[BEGIN]
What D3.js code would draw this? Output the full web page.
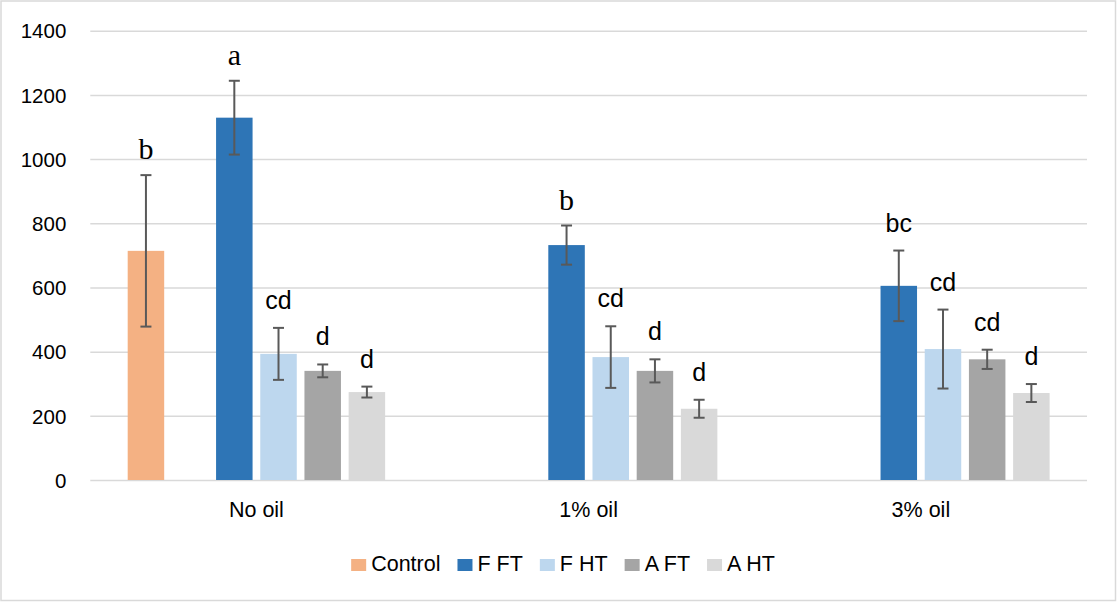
<!DOCTYPE html>
<html>
<head>
<meta charset="utf-8">
<script src="https://cdn.jsdelivr.net/npm/d3@7"></script>
<style>
  html, body { margin: 0; padding: 0; background: #fff; }
  svg { display: block; }
</style>
</head>
<body>
<svg id="chart" width="1117" height="602"></svg>
<script>
// ---- data ----
const categories = ["No oil", "1% oil", "3% oil"];
const seriesNames = ["Control", "F FT", "F HT", "A FT", "A HT"];
const seriesColors = ["#F4B183", "#2E75B6", "#BDD7EE", "#A5A5A5", "#D9D9D9"];
// slot order inside a category (Control is followed by an empty slot)
const slotOrder = ["Control", "(blank)", "F FT", "F HT", "A FT", "A HT"];

const controlValues = [714, null, null];
const fftValues = [1129, 732, 605];
const fhtValues = [393, 383, 408];
const aftValues = [340, 340, 376];
const ahtValues = [274, 222, 271];

const controlErr = [236, null, null];
const fftErr = [115, 61, 110];
const fhtErr = [81, 96, 123];
const aftErr = [20, 36, 30];
const ahtErr = [17, 28, 28];

const controlLetters = ["b", null, null];
const fftLetters = ["a", "b", "bc"];
const fhtLetters = ["cd", "cd", "cd"];
const aftLetters = ["d", "d", "cd"];
const ahtLetters = ["d", "d", "d"];
const serifLetters = [["b", null, null], ["a", "b", null]]; // letters typed in a serif face (Control, F FT)

const yTicks = [0, 200, 400, 600, 800, 1000, 1200, 1400];

// ---- build table ----
const valuesBySeries = [controlValues, fftValues, fhtValues, aftValues, ahtValues];
const errBySeries = [controlErr, fftErr, fhtErr, aftErr, ahtErr];
const lettersBySeries = [controlLetters, fftLetters, fhtLetters, aftLetters, ahtLetters];

const records = [];
seriesNames.forEach((s, si) => {
  categories.forEach((c, ci) => {
    const v = valuesBySeries[si][ci];
    if (v == null) return;
    const serif = (si < 2) && serifLetters[si][ci] != null;
    records.push({ series: s, si, cat: c, value: v, err: errBySeries[si][ci],
                   letter: lettersBySeries[si][ci], serif });
  });
});

// ---- layout ----
const svg = d3.select("#chart");
const W = 1117, H = 602;
const plotLeft = 90.3, plotRight = 1087, plotTop = 30.7, plotBottom = 480;

svg.append("rect").attr("x", 1).attr("y", 1).attr("width", W - 2.5).attr("height", H - 2.5)
  .attr("fill", "#fff").attr("stroke", "#d9d9d9").attr("stroke-width", 1.5);

const y = d3.scaleLinear().domain([0, 1400]).range([plotBottom, plotTop]);
const x0 = d3.scaleBand().domain(categories).range([plotLeft, plotRight]).padding(0);
const x1 = d3.scaleBand().domain(slotOrder).range([0, x0.bandwidth()])
  .paddingInner(0.174).paddingOuter(0.846);

// gridlines + y labels
const yAxis = d3.axisLeft(y).tickValues(yTicks).tickSize(-(plotRight - plotLeft)).tickPadding(24)
  .tickFormat(d3.format("d"));
const gy = svg.append("g").attr("transform", `translate(${plotLeft},0)`).call(yAxis);
gy.select(".domain").remove();
gy.selectAll(".tick line").attr("stroke", "#d9d9d9").attr("stroke-width", 1.5);
gy.selectAll(".tick text").attr("font-family", "'Liberation Sans', Arial, sans-serif")
  .attr("font-size", 20.5).attr("fill", "#000").attr("dy", "0.35em");

// bars
const color = d3.scaleOrdinal().domain(seriesNames).range(seriesColors);
svg.append("g").selectAll("rect").data(records).join("rect")
  .attr("x", d => x0(d.cat) + x1(d.series))
  .attr("y", d => y(d.value))
  .attr("width", x1.bandwidth())
  .attr("height", d => y(0) - y(d.value))
  .attr("fill", d => color(d.series));

// error bars
const eb = svg.append("g").attr("stroke", "#595959").attr("stroke-width", 2);
records.forEach(d => {
  const cx = x0(d.cat) + x1(d.series) + x1.bandwidth() / 2;
  const yl = y(d.value - d.err), yh = y(d.value + d.err);
  eb.append("line").attr("x1", cx).attr("x2", cx).attr("y1", yl).attr("y2", yh);
  eb.append("line").attr("x1", cx - 5.5).attr("x2", cx + 5.5).attr("y1", yl).attr("y2", yl);
  eb.append("line").attr("x1", cx - 5.5).attr("x2", cx + 5.5).attr("y1", yh).attr("y2", yh);
});

// significance letters
svg.append("g").selectAll("text").data(records).join("text")
  .attr("x", d => x0(d.cat) + x1(d.series) + x1.bandwidth() / 2)
  .attr("y", d => y(d.value + d.err) - (d.serif ? 16 : 19))
  .attr("text-anchor", "middle")
  .attr("font-family", d => d.serif ? "'Liberation Serif', 'Times New Roman', serif" : "'Liberation Sans', Arial, sans-serif")
  .attr("font-size", d => d.serif ? 30 : 25)
  .attr("fill", "#000")
  .text(d => d.letter);

// category labels
svg.append("g").selectAll("text").data(categories).join("text")
  .attr("x", d => x0(d) + x0.bandwidth() / 2)
  .attr("y", 517)
  .attr("text-anchor", "middle")
  .attr("font-family", "'Liberation Sans', Arial, sans-serif")
  .attr("font-size", 21.5).attr("fill", "#000")
  .text(d => d);

// legend
const lg = svg.append("g");
let cursor = 0;
const itemGap = 17;
seriesNames.forEach((s, i) => {
  const g = lg.append("g");
  g.append("rect").attr("x", 0).attr("y", -12).attr("width", 15).attr("height", 12).attr("fill", seriesColors[i]);
  const t = g.append("text").attr("x", 20).attr("y", 0)
    .attr("font-family", "'Liberation Sans', Arial, sans-serif")
    .attr("font-size", 21.5).attr("fill", "#000").text(s);
  const w = 20 + t.node().getComputedTextLength();
  g.attr("transform", `translate(${cursor},0)`);
  cursor += w + itemGap;
});
const total = cursor - itemGap;
lg.attr("transform", `translate(${563 - total / 2},571)`);
</script>
</body>
</html>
[END]
GOAL
Write out each line of the listing above, exactly, from its first line to the line holding "const ahtErr = [17, 28, 28];", inclusive. Skip the pictures.

RESULT BELOW
What D3.js code would draw this? Output the full web page.
<!DOCTYPE html>
<html>
<head>
<meta charset="utf-8">
<script src="https://cdn.jsdelivr.net/npm/d3@7"></script>
<style>
  html, body { margin: 0; padding: 0; background: #fff; }
  svg { display: block; }
</style>
</head>
<body>
<svg id="chart" width="1117" height="602"></svg>
<script>
// ---- data ----
const categories = ["No oil", "1% oil", "3% oil"];
const seriesNames = ["Control", "F FT", "F HT", "A FT", "A HT"];
const seriesColors = ["#F4B183", "#2E75B6", "#BDD7EE", "#A5A5A5", "#D9D9D9"];
// slot order inside a category (Control is followed by an empty slot)
const slotOrder = ["Control", "(blank)", "F FT", "F HT", "A FT", "A HT"];

const controlValues = [714, null, null];
const fftValues = [1129, 732, 605];
const fhtValues = [393, 383, 408];
const aftValues = [340, 340, 376];
const ahtValues = [274, 222, 271];

const controlErr = [236, null, null];
const fftErr = [115, 61, 110];
const fhtErr = [81, 96, 123];
const aftErr = [20, 36, 30];
const ahtErr = [17, 28, 28];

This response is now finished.